The RevPAR is simply the ADR (Average Daily Rate) multiplied by the Occupancy Rate, so for instance if you were looking at a hotel with an ADR of £100, and the occupancy rate was 75%, then the RevPAR would be £100 x 0.75 = £75 . RevPAR could be measured on a daily, monthly, annual or seasonal basis using the same formula; it’s a helpful way to get a sense of how two or more hotels compare at varying times of the year. 

 

RevPOR: Revenue per Occupied Room

RevPOR is similar to ADR, or Average Daily Rate. RevPOR can be a helpful number when you already know the number of rooms and the RevPAR; if a hotel has a high RevPOR but a low occupancy rate, then there may be an opportunity for the new owner to increase earnings by increasing the hotel or guest house’s occupancy rates. 

 

Seasonality

Seasonality is the variation in earnings, bookings and occupancy rates experienced by a hospitality business at various times of the year. Every hotel experiences seasonality to some degree; busy and quiet periods in an average week, month or year will affect the business’ earnings and subsequent cash flow, so it’s important to have a solid understanding of this before you proceed with your purchase. 

 

Star Rating

Whether it’s a one-star hostel or a five-star luxury resort, a hospitality business’ star rating is possibly the most recognisable marker of its quality and guest offering. While a hotel’s eWOM can change course in a matter of days, its star rating tends to remain unchanged for months or years at a time, and cannot be undermined by competitors or opportunists. 

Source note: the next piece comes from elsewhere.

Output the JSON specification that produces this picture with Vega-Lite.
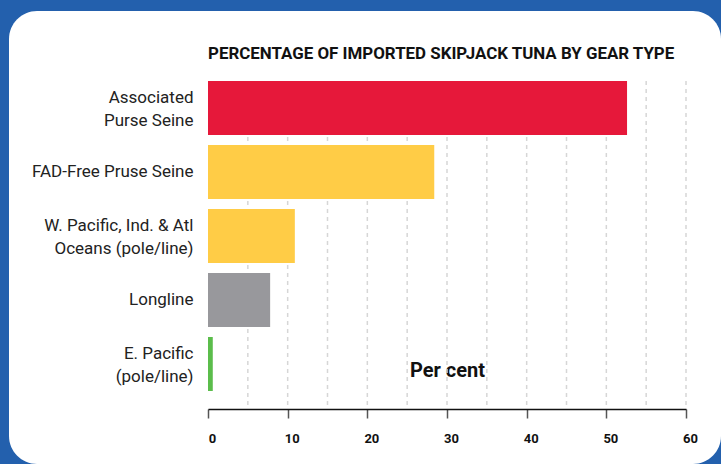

While in some countries the star rating mechanism can change depending on where the stars have come from, in the UK all official star ratings are awarded in accordance with the AA’s hotel star rating guidelines, visible at the link below…

http://www.theaa.com/travel/accommodation_restaurants_grading.html#tabview%3Dtab1 

You don’t need to hold five stars to run a successful hospitality business in the UK. In reality, the market for overnight accommodation is incredibly broad and nuanced, and successful businesses exist at all levels. You don’t need to expend all of your efforts on reaching for a star rating that doesn’t suit your property; if you and your staff can fulfil or exceed the expectations set out by the hotel’s star rating at the same time as maintaining a sensible profit margin, your business will stand the test of time. 

 

Theft Rate

It’s a sad fact of life that – regardless of whether you’re running a B&B or a large hotel – a small percentage of your guests will steal items from your hotel room during their stay. You probably already expect to replace pencils, shampoo, tea bags and other small in-room items on a daily basis, but have you considered the cost of replacing slippers, towels and hair dryers?

Quiz the current owner on what they usually expect to lose in terms of inventory every year, and what the average replacement costs are. While it may not be an immediate concern at the purchasing stage, it will soon become an issue you’ll need to think about once you’re running the business; it makes sense to understand the rate at which ‘big ticket’ items are stolen early on, so that you can build this theft rate figure into your business plan. 

 

Utility Costs:

When buying a hotel, the utility costs are more important than they would be in less energy-intensive businesses. When setting out your operating costs, you will need to anticipate the price of ensuite bathrooms, laundry services, professional kitchens, lighting, heating, air conditioning and possibly a television and minibar in every room. 

Ask the current owner for some recent utility bills, or ask to see where these costs are recorded in the accounts of the business; you might be able to trim some operating costs out of the business when you take it on, but your utility costs are unlikely to become much cheaper without investment in other areas such as insulation and/or equipment.